Cierto desinterés por la obra ajena, cuando no desdén o paladina envidia; críticas, descalificaciones, rivalidad, de todo esto había. Esta es también la impresión que produce la neblina acre y gris que, en este sentido, exhalan las páginas de numerosos escritos memorialistas. Unamuno, no era hombre de café cuando estaba en Madrid. No sentía simpatía por esta ciudad, como le declaró a Ortega cuando le propuso que se instalara en la capital. Pero si lo era en Bilbao y en Salamanca. Con Pío Baroja no se entendía. Tenían caracteres muy distintos y las relaciones que entablaron en diferentes encuentros, en especial en el Ateneo y en la redacción de algunas revistas rayaban en la antipatía.

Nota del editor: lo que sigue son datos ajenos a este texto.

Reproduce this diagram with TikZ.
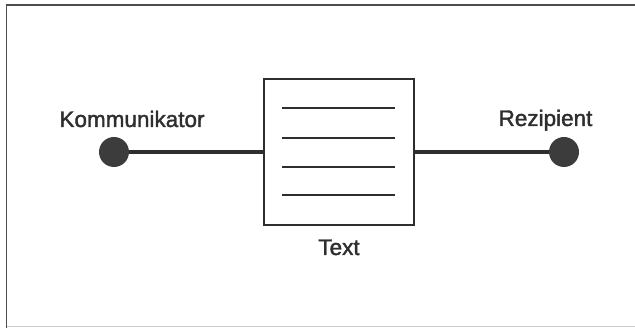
\documentclass[tikz,border=0pt]{standalone}
\usepackage{fontspec}
\setmainfont{Liberation Sans}
\newfontfamily\labelfont[FakeBold=1.6]{Liberation Sans}
\usepackage{tikz}
\usetikzlibrary{positioning}

\definecolor{ink}{HTML}{2E2E2E}
\definecolor{dotgray}{HTML}{3C3C3C}

\tikzset{
    frame/.style={draw=ink!85, line width=1.6pt},
    partner/.style={circle, fill=dotgray, minimum size=30pt, inner sep=0pt},
    message/.style={draw=ink, line width=1.8pt, fill=white, minimum width=150pt, minimum height=146pt, inner sep=0pt},
    channel/.style={draw=ink, line width=4.5pt},
    textline/.style={draw=ink, line width=1.6pt},
    label/.style={text=ink, anchor=base, inner sep=0pt, font=\labelfont\fontsize{22.5}{27}\selectfont}
}

\begin{document}
\begin{tikzpicture}[x=1pt, y=-1pt]
\useasboundingbox (0,0) rectangle (635,328);

% Outer frame, cut off on the right
\draw[frame] (640,5) -- (6.5,5) -- (6.5,328);
\draw[draw=ink!25, line width=1.2pt] (6.5,326.5) -- (640,326.5);

% Communicator, text and recipient
\node[message] (text) at (339,152) {};
\node[partner] (komm) at (114,152) {};
\node[partner] (rez) at (564,152) {};

% Connecting lines
\draw[channel] (komm.east) -- (text.west);
\draw[channel] (text.east) -- (rez.west);

% Lines of text in the box
\foreach \y in {108,138,167,195}
    \draw[textline] (282,\y) -- (395,\y);

% Labels
\node[label] (kommlabel) at (132,127) {Kommunikator};
\node[label] (rezlabel) at (545.5,126) {Rezipient};
\node[label] (textlabel) at (339,255) {Text};

\end{tikzpicture}
\end{document}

A Pío Baroja le tomaron el pelo otros escritores cuando supieron de su dedicación a la fabricación del pan de Viena. Se encontró con que tuvo que atender durante un tiempo la panadería Viena Capellanes, debido a que una tía materna les había legado el negocio. Ricardo le había escrito diciendo que estaba harto y quería dejarlo, de modo que Pío decidió encargarse él mismo de regentar la tahona, en la que arrimaban el hombre, por cierto, algunos trabajadores gallegos. Las bromas que le gastaron sobre esto le parecieron un poco pesadas: "Baroja es un escritor de mucha miga", declaró Rubén Darío a un periodista, no sin cierta ironía -benévola, como era la índole del poeta nicaragüense-. A lo cual replicó el escritor, que tampoco era manco: "También Darío es escritor de mucha pluma: se nota que es indio". Más desabrido fue Unamuno en su ensañamiento con el poeta modernista, a quien complacía dejarse ver por las tertulias literarias madrileñas, con frecuencia en compañía de Valle Inclán, quien lo defendió e inmortalizó convirtiéndolo en fraternal interlocutor de Max Estrella, en el café de la Montaña, cuando los dos se encontraron en las páginas de Luces de bohemia.